Due to the recent announcements of new exascale supercomputers using AMD GPUs, many scientific application developers are working to make their applications compatible with AMD (CPU-GPU) architectures, which means moving away from the traditional CPU and NVIDIA-GPU systems. However, with the current limitations of profiling tools for AMD GPUs, this shift leaves a void in how to measure application performance on AMD GPUs. In this talk, we will go over the metrics and profiling tools needed to create an instruction roofline model for AMD GPUs.
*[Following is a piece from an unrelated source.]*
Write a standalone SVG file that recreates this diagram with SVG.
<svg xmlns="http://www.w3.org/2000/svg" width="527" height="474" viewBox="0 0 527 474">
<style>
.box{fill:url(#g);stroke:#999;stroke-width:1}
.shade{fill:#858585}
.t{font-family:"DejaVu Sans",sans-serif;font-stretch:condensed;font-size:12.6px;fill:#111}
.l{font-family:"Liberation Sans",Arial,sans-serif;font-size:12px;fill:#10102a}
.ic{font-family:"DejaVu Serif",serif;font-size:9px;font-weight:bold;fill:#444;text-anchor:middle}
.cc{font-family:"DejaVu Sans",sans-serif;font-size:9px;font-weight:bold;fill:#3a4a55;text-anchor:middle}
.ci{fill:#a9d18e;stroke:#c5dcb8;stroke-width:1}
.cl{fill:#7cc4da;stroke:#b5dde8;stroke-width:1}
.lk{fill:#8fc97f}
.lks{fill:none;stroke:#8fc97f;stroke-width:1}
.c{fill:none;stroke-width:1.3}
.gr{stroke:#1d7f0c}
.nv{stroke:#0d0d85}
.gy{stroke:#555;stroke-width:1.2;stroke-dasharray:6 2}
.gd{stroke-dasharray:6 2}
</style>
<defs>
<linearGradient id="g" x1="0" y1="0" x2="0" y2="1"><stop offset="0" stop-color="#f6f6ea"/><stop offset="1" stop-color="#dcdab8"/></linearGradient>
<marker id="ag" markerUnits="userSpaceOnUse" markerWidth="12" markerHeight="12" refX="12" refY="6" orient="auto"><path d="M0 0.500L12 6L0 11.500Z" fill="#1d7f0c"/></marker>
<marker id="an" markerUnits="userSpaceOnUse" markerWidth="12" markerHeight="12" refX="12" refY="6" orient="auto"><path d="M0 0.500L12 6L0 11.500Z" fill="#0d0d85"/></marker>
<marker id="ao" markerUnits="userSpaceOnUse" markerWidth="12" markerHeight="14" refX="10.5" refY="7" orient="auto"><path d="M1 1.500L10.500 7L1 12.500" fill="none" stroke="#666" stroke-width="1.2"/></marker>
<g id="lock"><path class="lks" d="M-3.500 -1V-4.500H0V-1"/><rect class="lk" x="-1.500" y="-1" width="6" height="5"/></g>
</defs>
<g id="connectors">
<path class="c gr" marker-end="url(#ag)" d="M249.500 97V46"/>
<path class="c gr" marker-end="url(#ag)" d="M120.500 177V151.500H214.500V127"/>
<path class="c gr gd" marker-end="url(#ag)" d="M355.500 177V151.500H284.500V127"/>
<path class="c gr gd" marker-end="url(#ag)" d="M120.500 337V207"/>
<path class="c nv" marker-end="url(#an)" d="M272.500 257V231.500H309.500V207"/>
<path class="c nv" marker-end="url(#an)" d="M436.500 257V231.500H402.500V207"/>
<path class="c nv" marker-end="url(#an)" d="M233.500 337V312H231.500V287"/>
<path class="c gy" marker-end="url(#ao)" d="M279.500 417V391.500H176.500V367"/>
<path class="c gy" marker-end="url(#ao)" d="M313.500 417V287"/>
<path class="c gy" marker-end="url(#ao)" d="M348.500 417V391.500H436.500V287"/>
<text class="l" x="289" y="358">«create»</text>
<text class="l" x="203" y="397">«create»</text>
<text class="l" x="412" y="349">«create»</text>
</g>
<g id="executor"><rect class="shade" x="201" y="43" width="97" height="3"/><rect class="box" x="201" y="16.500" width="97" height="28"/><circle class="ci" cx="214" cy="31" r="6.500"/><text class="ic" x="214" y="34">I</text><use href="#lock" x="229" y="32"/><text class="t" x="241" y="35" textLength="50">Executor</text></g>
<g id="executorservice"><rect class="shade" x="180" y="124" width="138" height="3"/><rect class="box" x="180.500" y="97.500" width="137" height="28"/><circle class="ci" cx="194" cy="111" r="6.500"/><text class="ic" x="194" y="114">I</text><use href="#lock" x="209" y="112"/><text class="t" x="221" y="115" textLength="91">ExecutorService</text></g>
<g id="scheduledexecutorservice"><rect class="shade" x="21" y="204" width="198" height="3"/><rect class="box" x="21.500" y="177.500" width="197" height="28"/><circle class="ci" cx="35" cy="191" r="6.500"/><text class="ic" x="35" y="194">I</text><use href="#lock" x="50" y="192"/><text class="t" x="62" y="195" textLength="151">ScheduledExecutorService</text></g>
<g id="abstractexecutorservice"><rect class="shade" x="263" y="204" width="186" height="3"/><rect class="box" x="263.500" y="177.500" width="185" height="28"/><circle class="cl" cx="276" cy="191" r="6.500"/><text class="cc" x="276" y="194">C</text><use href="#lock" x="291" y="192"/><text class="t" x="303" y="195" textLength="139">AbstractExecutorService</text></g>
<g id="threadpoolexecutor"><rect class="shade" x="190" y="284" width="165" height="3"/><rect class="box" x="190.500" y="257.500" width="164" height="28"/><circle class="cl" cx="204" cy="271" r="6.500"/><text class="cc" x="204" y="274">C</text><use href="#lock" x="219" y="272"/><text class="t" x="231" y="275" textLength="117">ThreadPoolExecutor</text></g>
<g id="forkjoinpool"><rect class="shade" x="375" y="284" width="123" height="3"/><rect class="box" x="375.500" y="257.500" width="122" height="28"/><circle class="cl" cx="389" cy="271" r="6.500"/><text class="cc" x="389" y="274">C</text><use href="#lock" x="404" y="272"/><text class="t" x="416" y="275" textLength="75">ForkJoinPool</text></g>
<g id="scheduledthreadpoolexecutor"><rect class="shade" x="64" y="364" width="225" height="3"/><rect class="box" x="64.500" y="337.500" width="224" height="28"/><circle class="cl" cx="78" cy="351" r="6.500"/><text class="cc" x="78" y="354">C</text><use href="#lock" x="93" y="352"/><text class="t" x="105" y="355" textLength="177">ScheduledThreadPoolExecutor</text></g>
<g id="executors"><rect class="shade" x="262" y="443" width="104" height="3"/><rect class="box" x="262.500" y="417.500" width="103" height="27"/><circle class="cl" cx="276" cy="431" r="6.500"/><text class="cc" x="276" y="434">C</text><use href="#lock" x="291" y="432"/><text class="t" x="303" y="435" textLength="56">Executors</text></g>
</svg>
Specifically, we use AMD’s ROCProfiler and the HIP implementation of a benchmarking tool, BabelStream, as a way to measure an application’s performance in instructions and memory transactions on new AMD hardware. We create instruction roofline models for a case study scientific application, PIConGPU, an open sourceparticle-in-cell (PIC) simulations application used for plasma and laser-plasma physics on the NVIDIA V100, AMD Radeon Instinct MI60, and AMD Instinct MI100 GPUs. When looking at the performance of multiple kernels of interest in PIConGPU, we find that although the AMD MI100 GPU achieves a similar, or better, execution time compared to the other GPUs for the kernels measured, the NVIDIA V100 GPU can achieves a higher amount of billions of instructions per second (GIPS) than the AMD MI100. When looking at execution time, GIPS, and instruction intensity, the AMD MI60 achieves the worst performance out of the three GPUs used in this work.